Anyway, here is an article published in 1920 about the origin of making promises at the beginning of a new year.
Twelfth Century Decree Names January 1 as “Swearing Off” Day
Today – the 1st of January – has been transmitted to use from the twelfth century as “swearing off” day, and is said to have originated with Louis IX of France, who decreed that on a certain New Year’s day the soldiers of his army should vow to refrain from indulgence in strong drink for a whole year.
That decree would be useless in this day and generation, as the American “water wagon” is now an obsolete vehicle.
The practice of beginning the New Year with good resolutions, however, is very old. The custom goes back to the first years of recorded history. With the Japanese, 300 years before our Christian Era, the New Year resolution was a solemn affair, marked by elaborate religious ceremonies. With those ancient people much was made of the first day of the year. All outstanding accounts and debts were cleared away; all enmities were ended under penalty of law.
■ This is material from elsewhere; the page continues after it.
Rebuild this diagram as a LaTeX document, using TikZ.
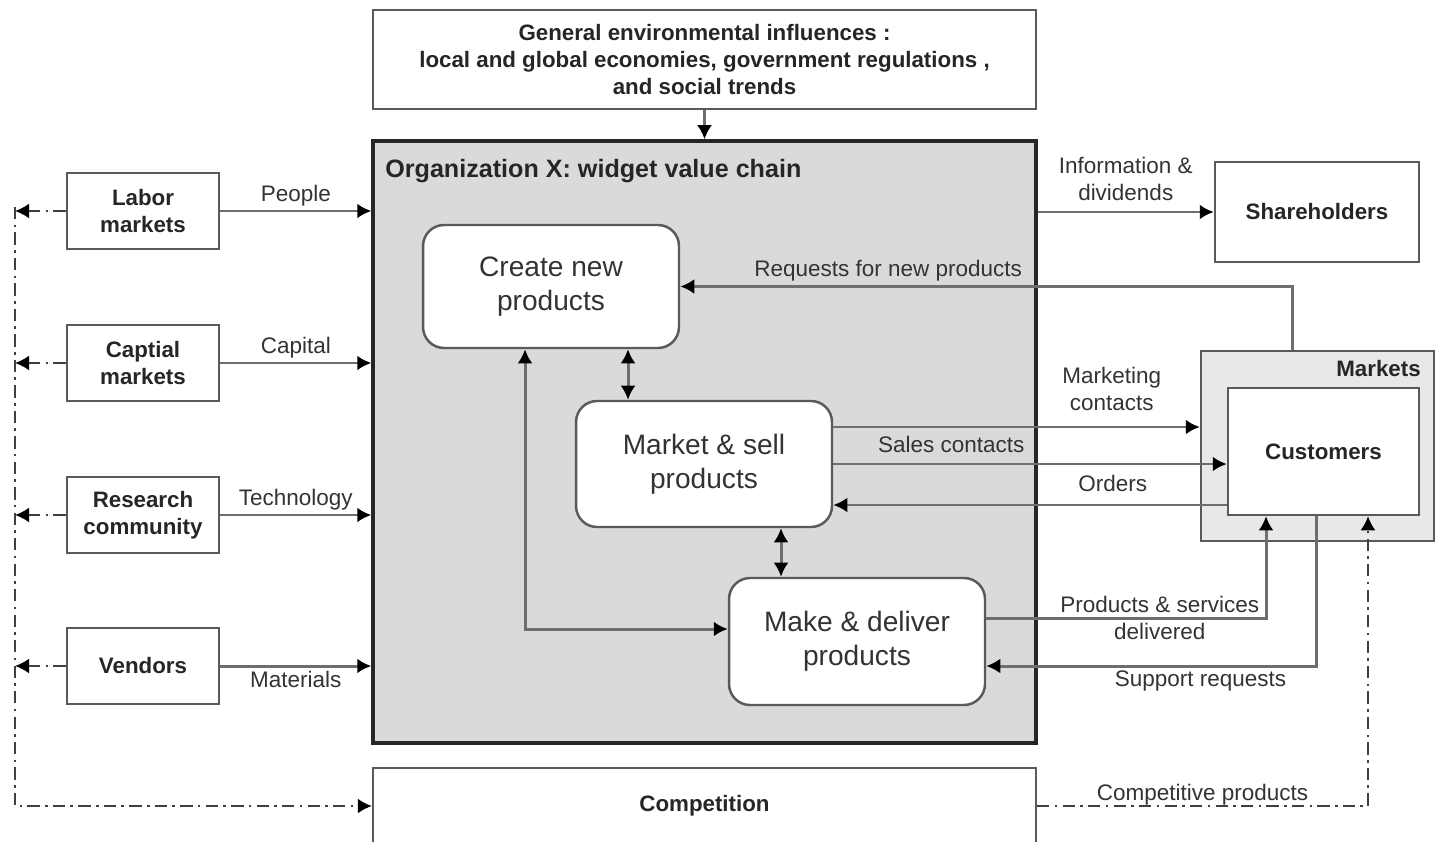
\documentclass[tikz,border=0pt]{standalone}
\usepackage{fontspec}
\setmainfont{Liberation Sans}
\usetikzlibrary{arrows.meta}

\definecolor{orgfill}{HTML}{DADADA}
\definecolor{mktfill}{HTML}{E8E8E8}
\definecolor{wire}{HTML}{6E6E6E}
\definecolor{edge}{HTML}{5A5A5A}
\definecolor{ink}{HTML}{333333}

\tikzset{
  >={Latex[length=8pt,width=8.5pt,color=black]},
  extbox/.style={draw=edge, line width=1.4pt, fill=white, inner sep=0pt, align=center,
    font=\bfseries\fontsize{12.7}{15.4}\selectfont, text=black!85},
  sidebox/.style={extbox, minimum width=3.04cm, minimum height=1.52cm},
  task/.style={draw=edge, line width=1.4pt, fill=white, rounded corners=0.42cm, inner sep=0pt,
    align=center, minimum width=5.12cm, font=\fontsize{16}{19.3}\selectfont, text=ink},
  flow/.style={draw=wire, line width=1.7pt, ->},
  both/.style={draw=wire, line width=1.7pt, <->},
  rival/.style={draw=black!75, line width=1.1pt, dash pattern=on 7pt off 3pt on 1.5pt off 3pt, ->},
  lbl/.style={font=\fontsize{12.8}{15.4}\selectfont, text=ink, align=center, inner sep=2pt},
}

\begin{document}
\begin{tikzpicture}[x=0.02cm, y=-0.02cm]

    \useasboundingbox (0,0) rectangle (1435,841);

    % environment and the organization
    \node[extbox, minimum width=13.26cm, minimum height=1.98cm] (env) at (704.5,59.5)
        {General environmental influences :\\local and global economies, government regulations ,\\and social trends};
    \node[draw=black!85, line width=2pt, fill=orgfill, minimum width=13.26cm, minimum height=12.04cm] (org) at (704.5,442) {};
    \node[anchor=west, inner sep=0pt, font=\bfseries\fontsize{14.3}{17}\selectfont, text=black!85] (orgtitle) at (385,171)
        {Organization X: widget value chain};

    \node[task, minimum height=2.46cm] (create) at (551,286.5) {Create new\\products};
    \node[task, minimum height=2.52cm] (market) at (704,464) {Market \& sell\\products};
    \node[task, minimum height=2.54cm] (make) at (857,641.5) {Make \& deliver\\products};

    % suppliers on the left
    \node[sidebox] (labor) at (143,211) {Labor\\markets};
    \node[sidebox] (capital) at (143,363) {Captial\\markets};
    \node[sidebox] (research) at (143,515) {Research\\community};
    \node[sidebox] (vendors) at (143,666) {Vendors};

    % shareholders and markets on the right
    \node[extbox, minimum width=4.08cm, minimum height=2cm] (share) at (1317,212) {Shareholders};
    \node[draw=edge, line width=1.4pt, fill=mktfill, minimum width=4.66cm, minimum height=3.8cm] (mkts) at (1317.5,446) {};
    \node[anchor=east, inner sep=0pt, font=\bfseries\fontsize{12.7}{15.4}\selectfont, text=black!85] (mktstitle) at (1421,369) {Markets};
    \node[extbox, minimum width=3.82cm, minimum height=2.54cm] (cust) at (1323.5,451.5) {Customers};

    \node[extbox, minimum width=13.26cm, minimum height=1.52cm] (comp) at (704.5,806) {Competition};

    % inputs
    \draw[flow] (env.south) -- (org.north);
    \draw[flow] (labor.east) -- (labor.east -| org.west) node[lbl, midway, above] (lpeople) {People};
    \draw[flow] (capital.east) -- (capital.east -| org.west) node[lbl, midway, above] (lcapital) {Capital};
    \draw[flow] (research.east) -- (research.east -| org.west) node[lbl, midway, above] (ltech) {Technology};
    \draw[flow] (vendors.east) -- (vendors.east -| org.west) node[lbl, midway, below] (lmat) {Materials};

    % inside the value chain
    \draw[both] (create.south -| 628,0) -- (market.north -| 628,0);
    \draw[both] (market.south -| 781,0) -- (make.north -| 781,0);
    \draw[both] (create.south -| 525,0) |- (make.west |- 0,629);

    % outputs
    \draw[flow] (org.east |- share.west) -- (share.west) node[lbl, midway, above, yshift=3.4pt] (linfo) {Information \&\\dividends};
    \draw[flow] (mkts.north -| 1292,0) |- (create.east) node[lbl, above, pos=0.83] (lreq) {Requests for new products};
    \draw[flow] (market.east |- 0,427) -- (mkts.west |- 0,427) node[lbl, above, pos=0.76, yshift=6.3pt] (lmkt) {Marketing\\contacts};
    \draw[flow] (market.east |- 0,464) -- (cust.west |- 0,464) node[lbl, above, pos=0.3, yshift=3.4pt] (lsales) {Sales contacts};
    \draw[flow] (cust.west |- 0,505) -- (market.east |- 0,505) node[lbl, above, pos=0.29, yshift=4.5pt] (lorders) {Orders};
    \draw[flow] (make.east |- 0,618) -| (cust.south -| 1266,0) node[lbl, pos=0.31] (lprod) {Products \& services\\delivered};
    \draw[flow] (cust.south -| 1316,0) |- (make.east |- 0,666) node[lbl, below, pos=0.675] (lsupport) {Support requests};

    % competition
    \coordinate (railtop) at (15,207);
    \coordinate (railbot) at (15,806);
    \foreach \src in {labor,capital,research,vendors}
        \draw[rival] (\src.west) -- (\src.west -| railtop);
    \draw[rival] (railtop) -- (railbot) -- (comp.west);
    \draw[rival] (comp.east) -| (cust.south -| 1368,0) node[lbl, above, inner sep=0pt, pos=0.25] (lcomp) {Competitive products};

\end{tikzpicture}
\end{document}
Their dwellings were swept, old furniture and old clothing were cast off in exchange for new, etc.
Through all the ages the New Year day has been regarded as the time of solemn renunciation of all follies and a renewed amendment for the future.
The Egyptians in the days of the Pharaohs symbolized their purifications with elaborate baths and tastings; the Persians and Phoenicians greeted the new year with prayer to their heathen gods.
In those ancient days the New Year greetings assumed rather a national character, but in the passing of the centuries old new year’s vows have lost their formal character.
“Turning over a new leaf,” is now a matter of individual and not a national concern. “The swearing off,” as the term is used in its modern sense, has been relegated to the scrap heap by the Anti-Saloon League.
But at the turn of each new year “man resolves and re-resolves, but does the same.”